The protestors garnered support from the business and finance community, but tax experts stressed that more attention should be paid to tax reforms in order to combat avoidance.
Richard Murphy, director of Tax Research UK, said he thought that UK Uncut's actions were justified. "I do think that what they're doing is appropriate, I do think there's a problem. Large businesses are paying a smaller proportion of their income in tax than many individuals and small businesses in the UK and that's unacceptable".
The Institute of Directors’ Alistair Tebbit said: “We have some sympathy for the protestors. The UK corporation tax rate is currently 28% while the EU's average is 25%, a whole 5% difference. That is why companies are moving abroad because in the global economy the numbers always win.

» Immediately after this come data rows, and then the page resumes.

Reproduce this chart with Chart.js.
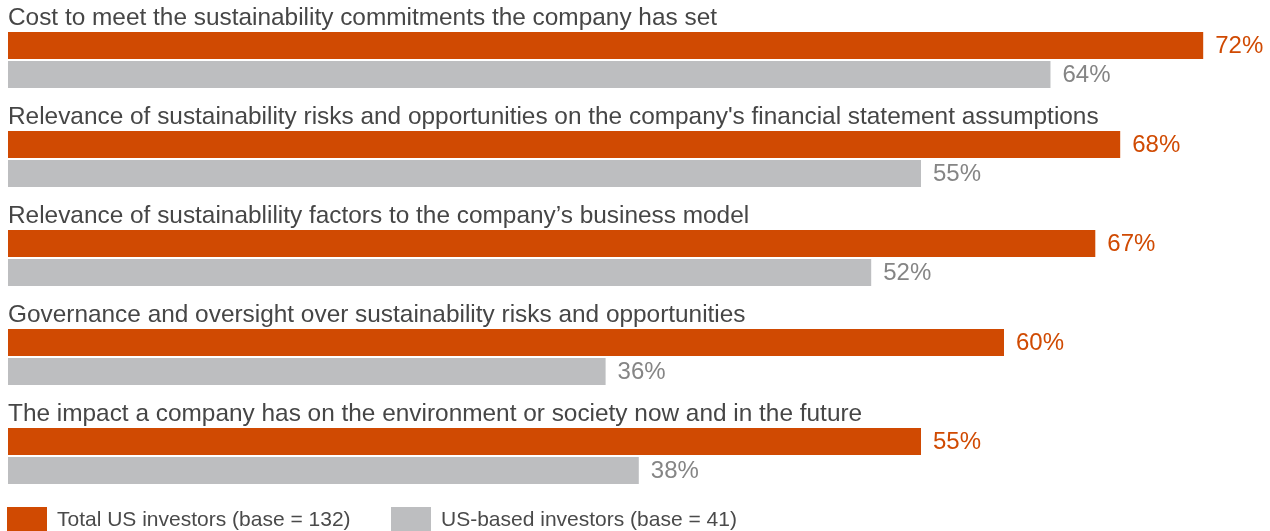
<!DOCTYPE html>
<html lang="en">
<head>
  <meta charset="UTF-8" />
  <title>Sustainability information investors want</title>
  <script src="https://cdn.jsdelivr.net/npm/chart.js"></script>
  <style>
    html, body {
      margin: 0;
      padding: 0;
      background: #fff;
    }
    #wrap {
      position: relative;
      width: 1270px;
      height: 531px;
      overflow: hidden;
    }
    #chart {
      position: absolute;
      left: 0;
      top: 0;
    }
    #legend {
      position: absolute;
      left: 7px;
      top: 507px;
      height: 24px;
      font: 21px "Liberation Sans", Arial, sans-serif;
      color: #4a4a4a;
    }
    .item {
      position: absolute;
      top: 0;
      white-space: nowrap;
      line-height: 24px;
    }
    .box {
      display: inline-block;
      width: 40px;
      height: 24px;
      vertical-align: top;
      margin-right: 10px;
    }
  </style>
  <script>
    const categories = [
      "Cost to meet the sustainability commitments the company has set",
      "Relevance of sustainability risks and opportunities on the company's financial statement assumptions",
      "Relevance of sustainablility factors to the company\u2019s business model",
      "Governance and oversight over sustainability risks and opportunities",
      "The impact a company has on the environment or society now and in the future"
    ];

    // bar lengths as drawn in the picture (a few bars are shorter than their printed label)
    const totalUS = [72, 67, 65.5, 60, 55];
    const usBased = [62.8, 55, 52, 36, 38];

    // percentages printed next to the bars
    const totalLabels = ["72%", "68%", "67%", "60%", "55%"];
    const usBasedLabels = ["64%", "55%", "52%", "36%", "38%"];

    const seriesNames = ["Total US investors (base = 132)", "US-based investors (base = 41)"];

    const orange = "#D04A02";
    const grey = "#BDBEC0";
    const textColor = "#464646";
    const greyText = "#858585";
    const catFont = '24.4px "Liberation Sans", Arial, sans-serif';
    const valueFont = '24px "Liberation Sans", Arial, sans-serif';

    const valueLabels = [totalLabels, usBasedLabels];
    const labelColors = [orange, greyText];

    const labelPlugin = {
      id: "barLabels",
      afterDatasetsDraw(chart) {
        const ctx = chart.ctx;
        ctx.save();
        ctx.textAlign = "left";

        // category names sit above each pair of bars
        ctx.font = catFont;
        ctx.textBaseline = "alphabetic";
        ctx.fillStyle = textColor;
        chart.getDatasetMeta(0).data.forEach((bar, i) => {
          ctx.fillText(categories[i], 8, bar.y - bar.height / 2 - 7);
        });

        // percentages right of the bars
        ctx.font = valueFont;
        ctx.textBaseline = "middle";
        chart.data.datasets.forEach((ds, d) => {
          ctx.fillStyle = labelColors[d];
          chart.getDatasetMeta(d).data.forEach((bar, i) => {
            ctx.fillText(valueLabels[d][i], bar.x + 12, bar.y + 1);
          });
        });
        ctx.restore();
      }
    };

    window.onload = () => {
      const ctx = document.getElementById("chart").getContext("2d");
      new Chart(ctx, {
        type: "bar",
        data: {
          labels: categories,
          datasets: [
            { label: seriesNames[0], data: totalUS, backgroundColor: orange },
            { label: seriesNames[1], data: usBased, backgroundColor: grey }
          ]
        },
        options: {
          indexAxis: "y",
          responsive: false,
          animation: false,
          categoryPercentage: 0.586,
          barPercentage: 0.931,
          layout: {
            padding: { left: 8, right: 17, top: 10.5, bottom: 25.5 }
          },
          plugins: {
            legend: { display: false },
            tooltip: { enabled: false }
          },
          scales: {
            x: { display: false, min: 0, max: 75 },
            y: { display: false }
          }
        },
        plugins: [labelPlugin]
      });

      const legend = document.getElementById("legend");
      const lefts = [0, 384];
      seriesNames.forEach((name, i) => {
        const item = document.createElement("div");
        item.className = "item";
        item.style.left = lefts[i] + "px";
        item.innerHTML = `<span class="box" style="background:${i === 0 ? orange : grey}"></span>${name}`;
        legend.appendChild(item);
      });
    };
  </script>
</head>
<body>
  <div id="wrap">
    <canvas id="chart" width="1270" height="531"></canvas>
    <div id="legend"></div>
  </div>
</body>
</html>
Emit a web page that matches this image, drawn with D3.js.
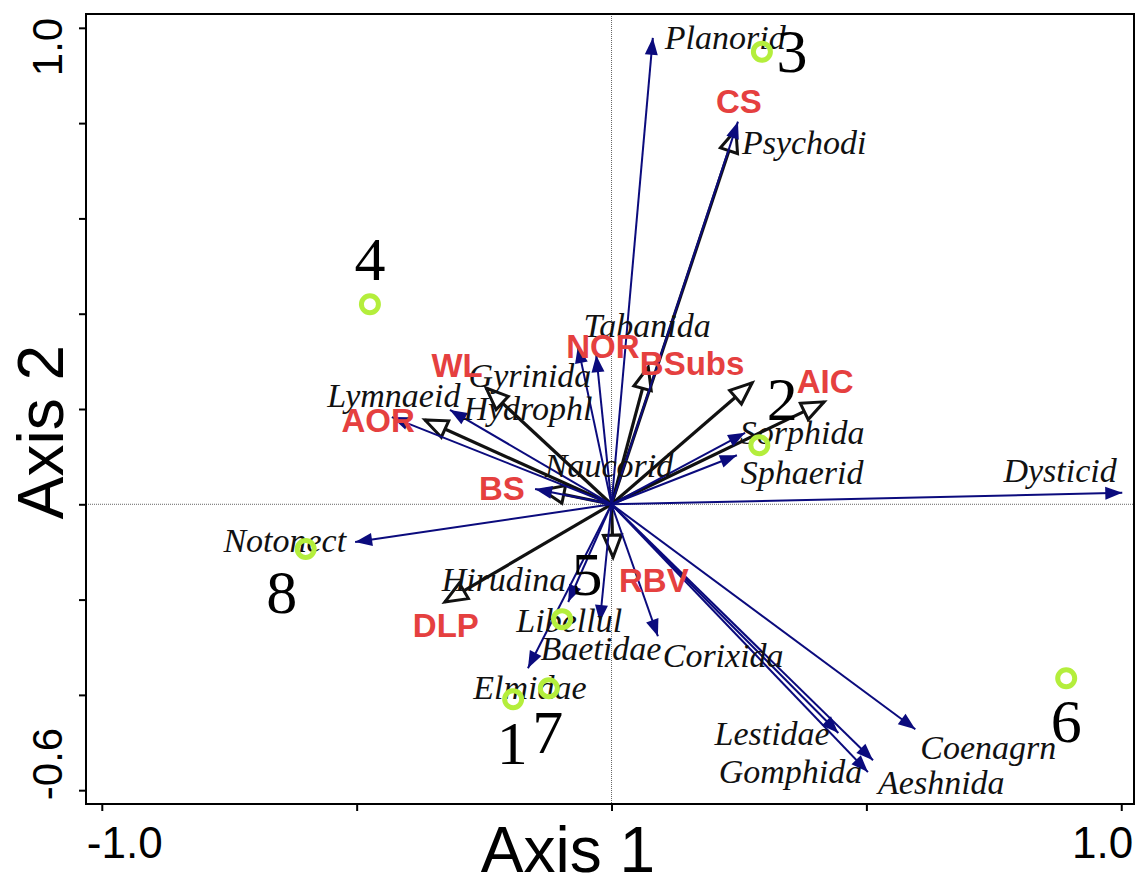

"So instead of protesting outside Topshop they should protest outside HM Revenue and Customs demanding they drop the tax rate".
The video below, produced by UK Uncut, shows the protest at Topshop Oxford Street.
You might also be interested in
I've been a journalist for four years, writing on a wide variety of topics from business and finance to travel, culture and celebrities. I began my career as an editorial assistant for Palladian Publications, a B2B publisher specialising in technical magazines for professionals in primary industries. I later moved into consumer magazines as a...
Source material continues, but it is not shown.